The two central characters, Wallace and Gromit, feature in Park's latest half-hour film, The Wrong Trousers, a tale of skulduggery involving a pair of mechanical trousers and a villainous penguin who tries to oust Gromit from his master's affections. Working with co- animator Steve Box, Park completed shooting in 13 months, at a rate of six seconds a day. The elaborate and finely-drawn storyboard for The Wrong Trousers - itself representing two months' work - was detailed enough to serve as a reference for both the animators and the set designers. It still hangs on the studio wall, with a picture of a Champagne bottle pasted over each frame to show that shooting of the scene had been completed.

The animator's art consists of giving life to characters like Gromit, a mouthless dog whose emotions are entirely conveyed by the raising of an eyebrow or the angle of an ear. In non- commercial work, there is usually some room for inspiration, but the higher degree of perfection required for commercials slows progress to two seconds, or 48 frames of film, a day. The Aardman studios are occupied well into the night. A van comes from the film laboratories at 9pm, but filming often continues beyond then. 'For some reason, you keep up your enthusiasm, I think because it's ever-changing. You're always looking forward to the next scene,' Park says.

What interests him is not animation for its own sake, but telling stories. This is why he prefers puppet animation to other forms, such as cel animation: puppets and models bring you closer to live action, allowing you to use 'filmic things' like camera movements, effects of lighting and complex sets that exist in real space. The sets for The Wrong Trousers are finely detailed, as intricate as models for any live-action film.

Park discovered the pleasure of being able to film the spaceship cabin from opposite angles, like 'a proper film set', when making A Grand Day Out. But this was far from a proper spaceship: it had wallpaper and a sideboard with a bowl of fruit. Oscar or no Oscar, there is something emphatically English about Park's sense of humour: these are cartoons for children and grown-up children who retain an affection for the Beano, an influence later supplemented in Park's case by the animations of Terry Gilliam. Slightly built and softly spoken, Park exhibits English diffidence and lack of pretension at its most charming. When he describes The Wrong Trousers as 'the most complex story I've ever done', he quickly adds: 'Of course, it wasn't that complex,' to let you know he's not making any excessive claims for his work; and he is faintly apologetic about the standing ovation the film got at the Venice Film Festival.

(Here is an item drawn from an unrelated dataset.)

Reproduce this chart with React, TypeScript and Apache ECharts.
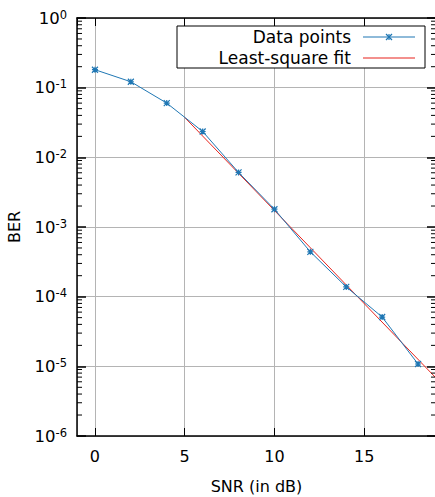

He thinks for a while when I ask if he minds doing commercials, eventually deciding that it is often beneficial to work within such constraints. But he adds: 'There is something unfulfilling about them. You're having to do the work so efficiently for something you may not care very much about.

'It's funny, because I find that all the way through my career, the world's come down a peg in my experience. It was like that when I first went to film school: I thought everybody would be so professional . . . As for the Oscar, you can't really get any higher, then suddenly you're that high. I know it's only for a short film but, suddenly, the world's come down. The Oscar ceremony was an extraordinary experience. Every familiar face you've ever seen is there. You sit, sort of daydreaming slightly, and Dustin Hoffman or Gregory Peck goes by. You think you must have just seen somebody who looks like them.

'Awards are not something to work for - they're all pieces of metal. But you can put them on the table to impress producers, the people who may put up money. It changes people's view of you, as well. It's interesting to sort of watch all that happen. I used to go to festivals and nobody really wanted to know you, except your friends; now everybody wants to meet you. You hope it's because of what you've done, not just because of the Oscar.'

'The Wrong Trousers' will be shown on BBC TV over Christmas. 'A Grand Day Out' is currently available on BBC Video ( pounds 8.99).